## Exercise
Return exactly, and only, the lines from the one holding "Recreate this image" through the one holding "plt.rcParams['font.family'] = ['Liberation", both included; the pictures stay out.

## Records supplied
(begin)

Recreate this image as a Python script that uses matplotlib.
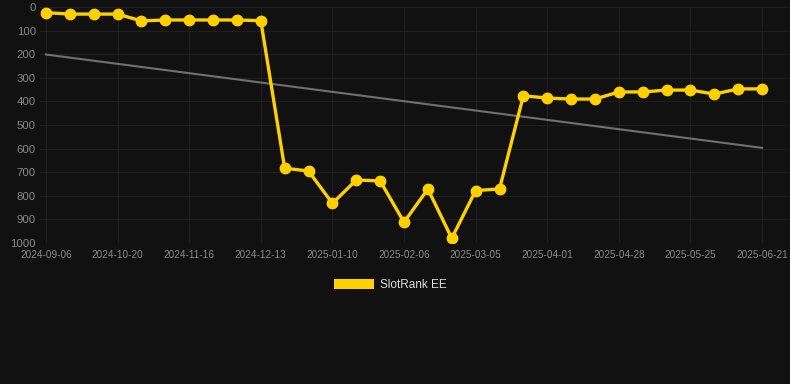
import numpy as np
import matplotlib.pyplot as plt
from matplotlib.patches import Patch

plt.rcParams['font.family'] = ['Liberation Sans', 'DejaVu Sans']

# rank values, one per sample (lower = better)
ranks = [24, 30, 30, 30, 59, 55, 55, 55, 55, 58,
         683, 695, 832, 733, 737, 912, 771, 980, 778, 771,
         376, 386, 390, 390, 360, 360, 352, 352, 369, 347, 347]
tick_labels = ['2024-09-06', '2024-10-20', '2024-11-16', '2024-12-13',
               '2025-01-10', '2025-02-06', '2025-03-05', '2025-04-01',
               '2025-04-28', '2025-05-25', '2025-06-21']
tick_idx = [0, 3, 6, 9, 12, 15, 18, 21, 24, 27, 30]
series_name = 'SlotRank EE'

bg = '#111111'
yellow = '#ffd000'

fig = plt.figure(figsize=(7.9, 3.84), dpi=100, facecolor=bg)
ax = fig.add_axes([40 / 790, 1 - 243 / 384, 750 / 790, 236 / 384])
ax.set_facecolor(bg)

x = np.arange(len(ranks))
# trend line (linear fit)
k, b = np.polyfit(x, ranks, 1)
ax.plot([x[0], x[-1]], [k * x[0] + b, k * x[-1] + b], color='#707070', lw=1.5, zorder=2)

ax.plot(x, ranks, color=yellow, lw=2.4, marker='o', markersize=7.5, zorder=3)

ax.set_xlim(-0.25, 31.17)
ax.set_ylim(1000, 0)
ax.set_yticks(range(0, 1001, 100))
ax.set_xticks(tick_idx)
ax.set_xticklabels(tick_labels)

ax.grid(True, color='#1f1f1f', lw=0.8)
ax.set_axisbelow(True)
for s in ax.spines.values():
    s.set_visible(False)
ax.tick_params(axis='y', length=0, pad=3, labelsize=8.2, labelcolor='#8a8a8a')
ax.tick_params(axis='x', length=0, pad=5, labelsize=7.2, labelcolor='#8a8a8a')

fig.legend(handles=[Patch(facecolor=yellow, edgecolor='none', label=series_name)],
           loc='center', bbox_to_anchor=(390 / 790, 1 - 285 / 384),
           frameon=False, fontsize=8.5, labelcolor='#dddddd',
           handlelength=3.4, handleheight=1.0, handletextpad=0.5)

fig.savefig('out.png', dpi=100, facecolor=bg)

(end)
(begin)

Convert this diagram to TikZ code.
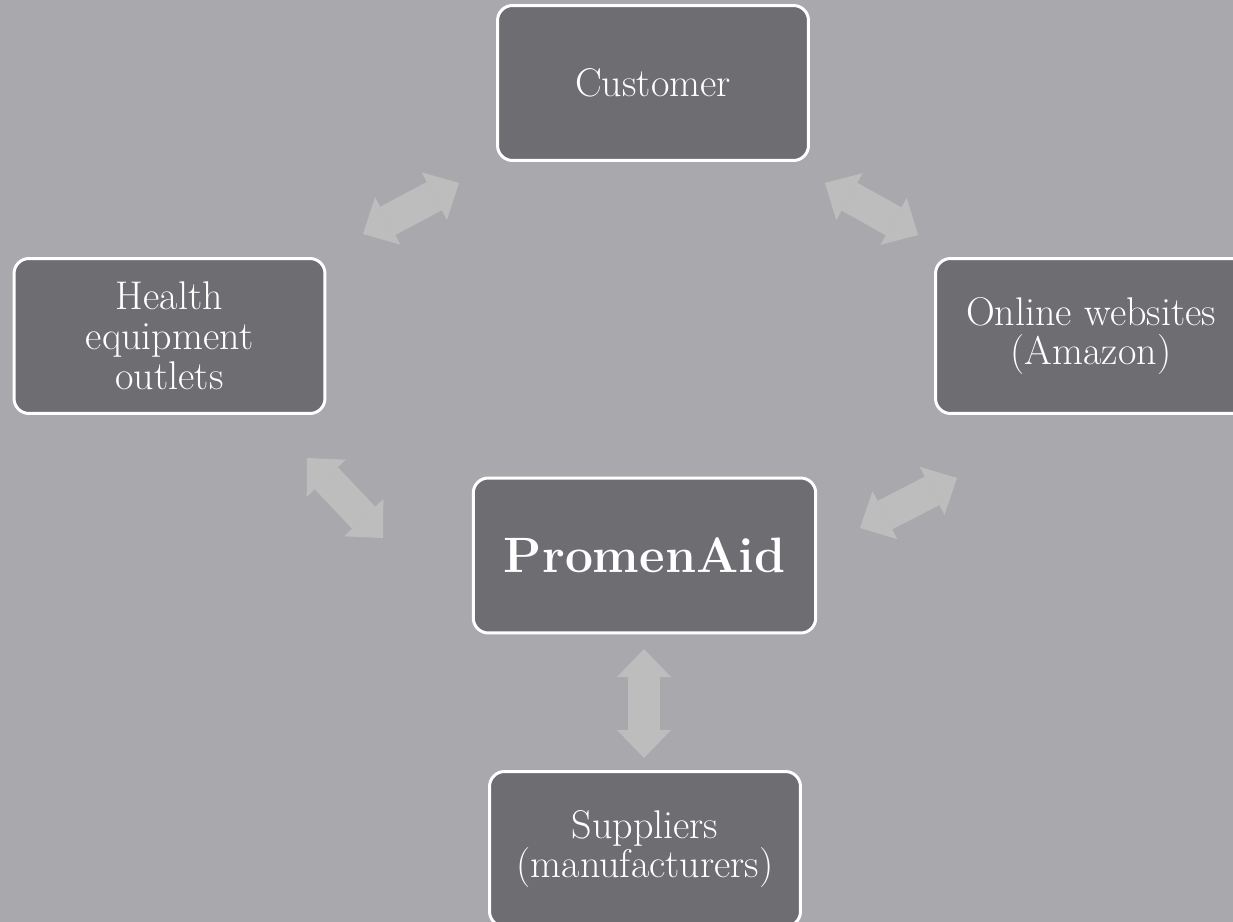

(end)

## Task result
Recreate this image as a Python script that uses matplotlib.
import numpy as np
import matplotlib.pyplot as plt
from matplotlib.patches import Patch

plt.rcParams['font.family'] = ['Liberation Sans', 'DejaVu Sans']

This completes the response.